Splitwise is one of the apps you never knew you needed until you find yourself travelling with a group of friends. It’s the last day of a fantastic holiday, and you need to figure out who owes what. Arguments arise, friendships are destroyed. Not if you use Splitwise. The app can keep track of group travel expenses and split bills. On top of that, it calculates the totals for you and everyone has the incentive to include the things they’ve paid for if they want their money back. Goodbye Excel spreadsheets, hello automation.
I like taking photos and people like me taking photos of them. The only problem is that at the end of the trip I have the tedious task to share those photos with multiple people. My solution to this problem – a shared album in Google Photos. Everyone with a link/invitation can add and view photos. I’ve tried a couple of apps, but honestly, Google Photos is by far the best and easiest way to do this.

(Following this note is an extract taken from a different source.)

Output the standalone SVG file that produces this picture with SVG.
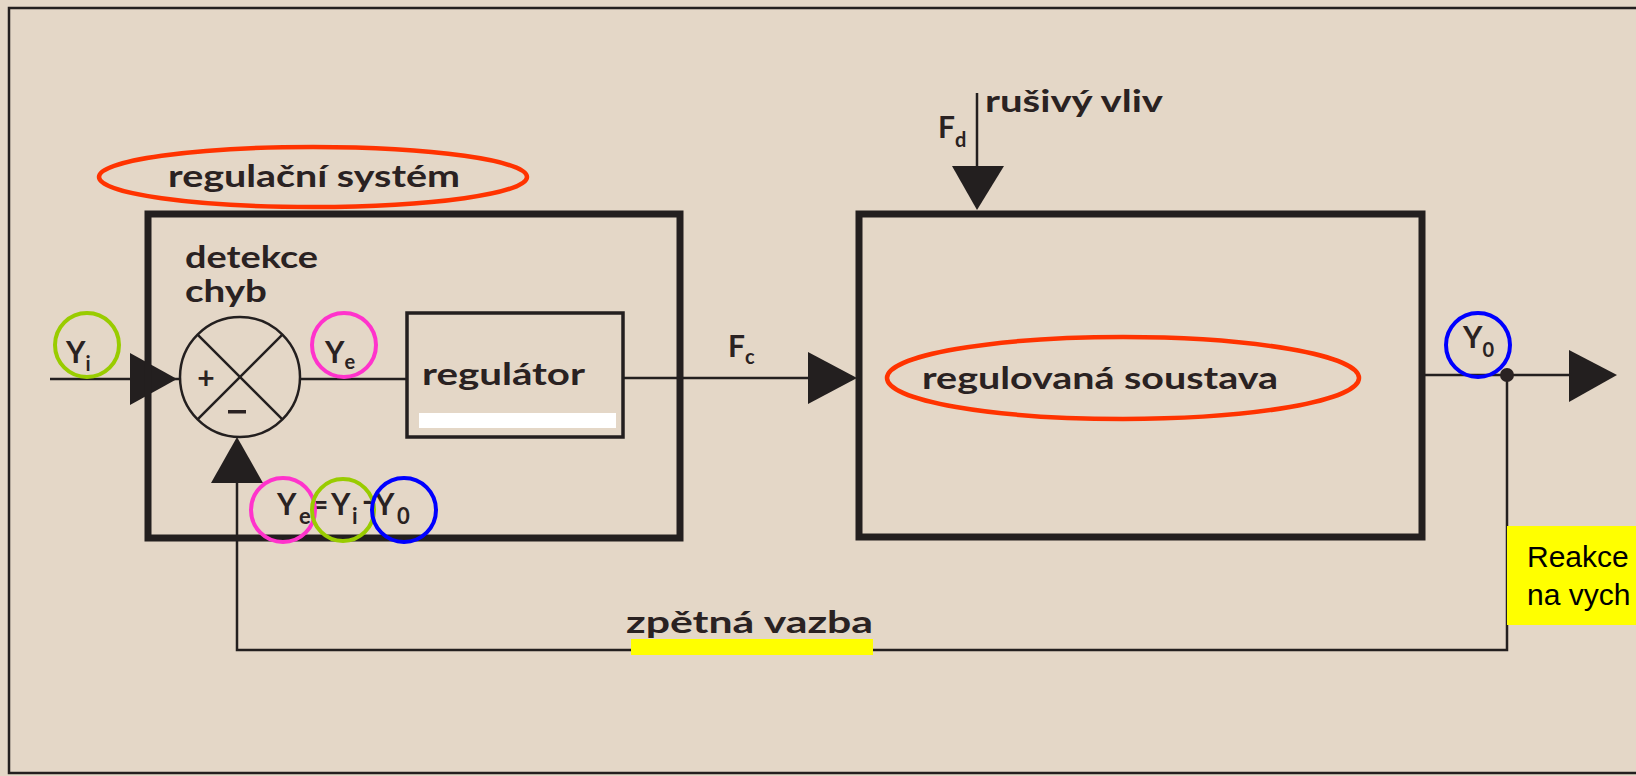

It’s free, almost everyone has a Google account, the storage space is unlimited, and you can easily store and organise your photos.
Yes, Amazon has a drive service, and yes if you have an Amazon Prime subscription, you have unlimited storage for photos and 5GB for videos. Unlike Google Photos, you don’t have to limit your photo resolution to 16 megapixels and video resolution to 1080p. However, their shared album option is not very intuitive, and the other person must have an Amazon subscription as well. I would say the drive is a good solution if you’re running low on available space or you simply need a back up of your photos.
You can use Pocket to save online articles and read them later. This is incredibly helpful in situations where you won’t have a mobile connection for more extended periods such as flights, hikes, train trips, etc.